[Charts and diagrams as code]
________________________________________

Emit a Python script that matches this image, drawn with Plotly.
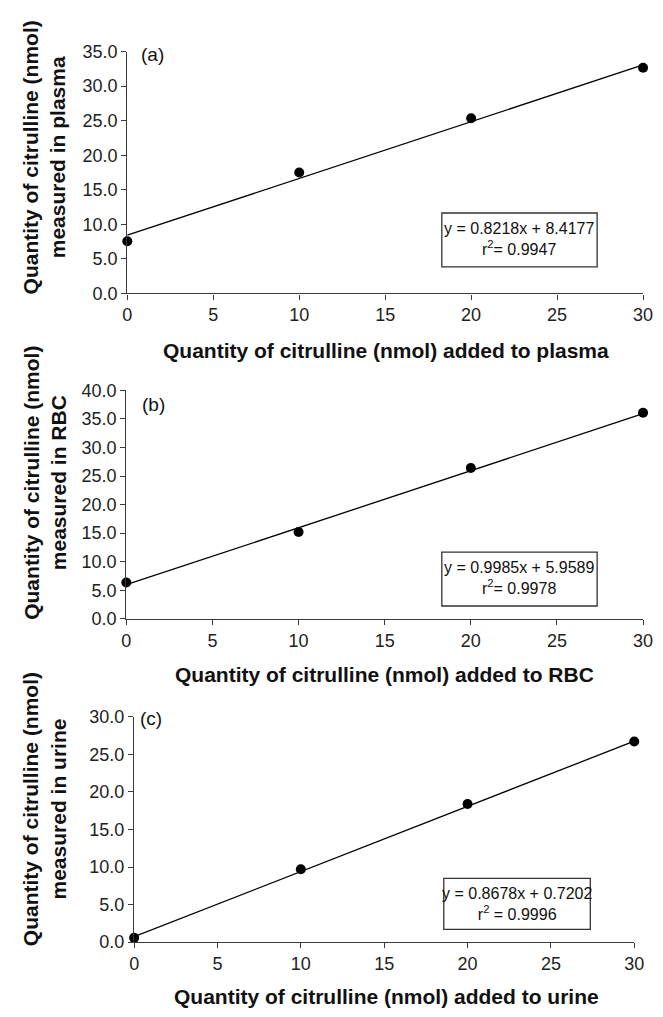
import plotly.graph_objects as go

# page is 663x1017; body keeps its default 8px margin, so the figure is 16px smaller
PAGE_W, PAGE_H = 663, 1017
OFF = 8
W, H = PAGE_W - 2 * OFF, PAGE_H - 2 * OFF

# ---- data ----
added = [0, 10, 20, 30]
plasma_measured = [7.56, 17.5, 25.35, 32.67]
rbc_measured = [6.35, 15.2, 26.4, 36.1]
urine_measured = [0.57, 9.7, 18.4, 26.7]

slopes = [0.8218, 0.9985, 0.8678]
intercepts = [8.4177, 5.9589, 0.7202]
r2_values = ["0.9947", "0.9978", "0.9996"]
panel_labels = ["(a)", "(b)", "(c)"]
x_titles = ["Quantity of citrulline (nmol) added to plasma",
            "Quantity of citrulline (nmol) added to RBC",
            "Quantity of citrulline (nmol) added to urine"]
y_titles = ["Quantity of citrulline (nmol)<br>measured in plasma",
            "Quantity of citrulline (nmol)<br>measured in RBC",
            "Quantity of citrulline (nmol)<br>measured in urine"]
y_max = [35, 40, 30]
x_ticks = [0, 5, 10, 15, 20, 25, 30]

series = [plasma_measured, rbc_measured, urine_measured]

# ---- layout (page pixel geometry) ----
px_x = [(125, 653), (124, 653), (132, 644)]
px_y = [(42.3, 289), (388, 621), (721, 951)]
boxes = [(447, 606, 207, 262), (447, 606, 553, 608), (449, 599, 886, 938)]
box_text_c = [(526.5, 233), (526.5, 579.5), (524, 912)]
lab_pos = [(137, 45), (138, 402), (136, 723)]
xt_pos = [(390, 347), (388, 678), (390, 1006)]
yt_pos = [(40, 150), (40, 482), (40, 815)]


def fx(p):
    return (p - OFF) / W


def fy(p):
    return 1 - (p - OFF) / H


FONT = "Liberation Sans, Arial, sans-serif"
AX = "#3a3a3a"

fig = go.Figure()
annotations = []
shapes = []

for i in range(3):
    sfx = "" if i == 0 else str(i + 1)
    xa, ya = "x" + sfx, "y" + sfx
    xs = [0, 30]
    ys = [slopes[i] * v + intercepts[i] for v in xs]
    fig.add_trace(go.Scatter(x=xs, y=ys, mode="lines", xaxis=xa, yaxis=ya,
                             line=dict(color="black", width=1.3),
                             showlegend=False, hoverinfo="skip", cliponaxis=False))
    fig.add_trace(go.Scatter(x=added, y=series[i], mode="markers", xaxis=xa, yaxis=ya,
                             marker=dict(color="black", size=10),
                             showlegend=False, cliponaxis=False))

    axis_common = dict(showgrid=False, zeroline=False, showline=True,
                       linecolor=AX, linewidth=1.3, ticks="outside",
                       ticklen=5, tickwidth=1.2, tickcolor=AX,
                       tickfont=dict(family=FONT, size=18, color="#222"))
    fig.update_layout(**{
        "xaxis" + sfx: dict(domain=[fx(px_x[i][0]), fx(px_x[i][1])], range=[0, 30],
                            anchor=ya, tickvals=x_ticks, **axis_common),
        "yaxis" + sfx: dict(domain=[fy(px_y[i][1]), fy(px_y[i][0])], range=[0, y_max[i]],
                            anchor=xa, dtick=5, tickformat=".1f", **axis_common),
    })

    x0, x1, y0, y1 = boxes[i]
    shapes.append(dict(type="rect", xref="paper", yref="paper",
                       x0=fx(x0), x1=fx(x1), y0=fy(y1), y1=fy(y0),
                       line=dict(color="#333", width=1.3)))
    sep = "=" if i < 2 else " ="
    annotations.append(dict(xref="paper", yref="paper",
                            x=fx(box_text_c[i][0]), y=fy(box_text_c[i][1]),
                            xanchor="center", yanchor="middle", showarrow=False,
                            align="center",
                            text=f"y = {slopes[i]:.4f}x + {intercepts[i]:.4f}<br>r<sup>2</sup>{sep} {r2_values[i]}",
                            font=dict(family=FONT, size=16, color="#111")))
    annotations.append(dict(xref="paper", yref="paper",
                            x=fx(lab_pos[i][0]), y=fy(lab_pos[i][1]),
                            xanchor="left", yanchor="middle", showarrow=False,
                            text=panel_labels[i],
                            font=dict(family=FONT, size=19, color="#111")))
    annotations.append(dict(xref="paper", yref="paper",
                            x=fx(xt_pos[i][0]), y=fy(xt_pos[i][1]),
                            xanchor="center", yanchor="middle", showarrow=False,
                            text=f"<b>{x_titles[i]}</b>",
                            font=dict(family=FONT, size=21, color="#111")))
    annotations.append(dict(xref="paper", yref="paper",
                            x=fx(yt_pos[i][0]), y=fy(yt_pos[i][1]),
                            xanchor="center", yanchor="middle", showarrow=False,
                            textangle=-90, align="center",
                            text=f"<b>{y_titles[i]}</b>",
                            font=dict(family=FONT, size=21, color="#111")))

fig.update_layout(width=W, height=H, margin=dict(l=0, r=0, t=0, b=0),
                  paper_bgcolor="white", plot_bgcolor="white",
                  annotations=annotations, shapes=shapes,
                  font=dict(family=FONT))

fig.write_html("out.html", config={"displayModeBar": False})
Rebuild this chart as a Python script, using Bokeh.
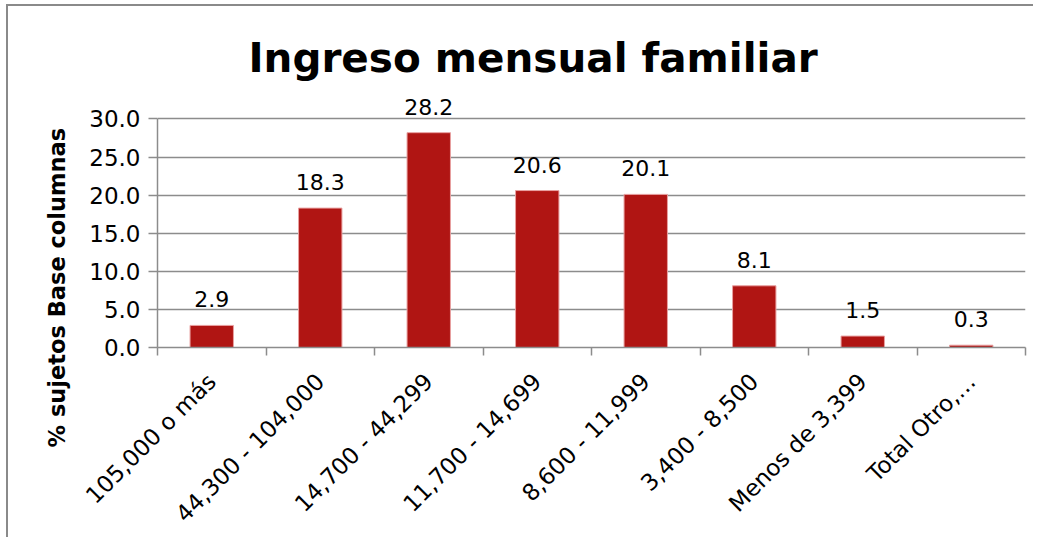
import numpy as np
from bokeh.plotting import figure
from bokeh.models import Range1d, FixedTicker, ColumnDataSource, LabelSet, Title
from bokeh.core.properties import value
from bokeh.embed import file_html
from bokeh.resources import INLINE

categories = ["105,000 o más", "44,300 - 104,000", "14,700 - 44,299", "11,700 - 14,699",
              "8,600 - 11,999", "3,400 - 8,500", "Menos de 3,399", "Total Otro,…"]
values = [2.9, 18.3, 28.2, 20.6, 20.1, 8.1, 1.5, 0.3]
y_ticks = [0, 5, 10, 15, 20, 25, 30]

FONT = "DejaVu Sans"
xpos = [i + 0.5 for i in range(len(categories))]
src = ColumnDataSource(dict(x=xpos, top=values, lab=[f"{v:.1f}" for v in values]))

p = figure(width=1027, height=533, output_backend="svg", toolbar_location=None,
           x_range=Range1d(0, len(categories)), y_range=Range1d(0, 34),
           min_border_left=149, min_border_right=10, min_border_top=82, min_border_bottom=186)
p.styles = {"border-left": "2px solid #8a8a8a", "border-top": "2px solid #8a8a8a",
            "margin-left": "6px", "margin-top": "4px"}

p.title.text = "Ingreso mensual familiar"
p.title.align = "left"
p.title.offset = 91
p.title.text_font = FONT
p.title.text_font_size = "40.5px"
p.title.text_font_style = "bold"
p.title.text_color = "black"
p.title.standoff = 13

p.vbar(x="x", top="top", width=0.4, source=src, fill_color="#B01513", line_color="#E8A0A0", line_width=1)

labels = LabelSet(x="x", y="top", text="lab", source=src, text_align="center",
                  text_baseline="alphabetic", y_offset=18, text_font=value(FONT),
                  text_font_size=value("22px"), text_color="black")
p.add_layout(labels)

p.outline_line_color = None
p.xgrid.grid_line_color = None
p.ygrid.grid_line_color = "#8c8c8c"
p.ygrid.grid_line_width = 1.5
p.ygrid.ticker = FixedTicker(ticks=y_ticks)

xt = FixedTicker(ticks=xpos, minor_ticks=list(range(len(categories) + 1)))
p.xaxis.ticker = xt
p.xaxis.major_label_overrides = {x: c for x, c in zip(xpos, categories)}
p.xaxis.major_tick_line_color = None
p.xaxis.minor_tick_line_color = "#8c8c8c"
p.xaxis.minor_tick_line_width = 1.5
p.xaxis.minor_tick_out = 8
p.xaxis.minor_tick_in = 0
p.xaxis.axis_line_color = "#8c8c8c"
p.xaxis.axis_line_width = 1.5
p.xaxis.major_label_orientation = np.pi / 4
p.xaxis.major_label_text_font = FONT
p.xaxis.major_label_text_font_size = "23px"
p.xaxis.major_label_text_color = "black"
p.xaxis.major_label_standoff = 22

yax = p.yaxis[0]
yax.bounds = (0, 30)
yax.ticker = FixedTicker(ticks=y_ticks)
yax.major_label_overrides = {t: f"{t:.1f}" for t in y_ticks}
yax.major_tick_line_color = "#8c8c8c"
yax.major_tick_line_width = 1.5
yax.major_tick_out = 9
yax.major_tick_in = 0
yax.minor_tick_line_color = None
yax.axis_line_color = "#8c8c8c"
yax.axis_line_width = 1.5
yax.major_label_text_font = FONT
yax.major_label_text_font_size = "23px"
yax.major_label_text_color = "black"
yax.major_label_standoff = 8

ytitle = Title(text="% sujetos Base columnas", align="left", offset=-100, standoff=34,
               text_font=FONT, text_font_size="22.5px", text_font_style="bold",
               text_color="black")
p.add_layout(ytitle, "left")

open("out.html", "w").write(file_html(p, INLINE))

________________________________________

### Brief
Exactly as written, repeat the lines from the beginning of the entries up to and including the line with "urine_measured = [0.57, 9.7, 18.4, 26.7]", but not the pictures.

### Solution to the problem
Emit a Python script that matches this image, drawn with Plotly.
import plotly.graph_objects as go

# page is 663x1017; body keeps its default 8px margin, so the figure is 16px smaller
PAGE_W, PAGE_H = 663, 1017
OFF = 8
W, H = PAGE_W - 2 * OFF, PAGE_H - 2 * OFF

# ---- data ----
added = [0, 10, 20, 30]
plasma_measured = [7.56, 17.5, 25.35, 32.67]
rbc_measured = [6.35, 15.2, 26.4, 36.1]
urine_measured = [0.57, 9.7, 18.4, 26.7]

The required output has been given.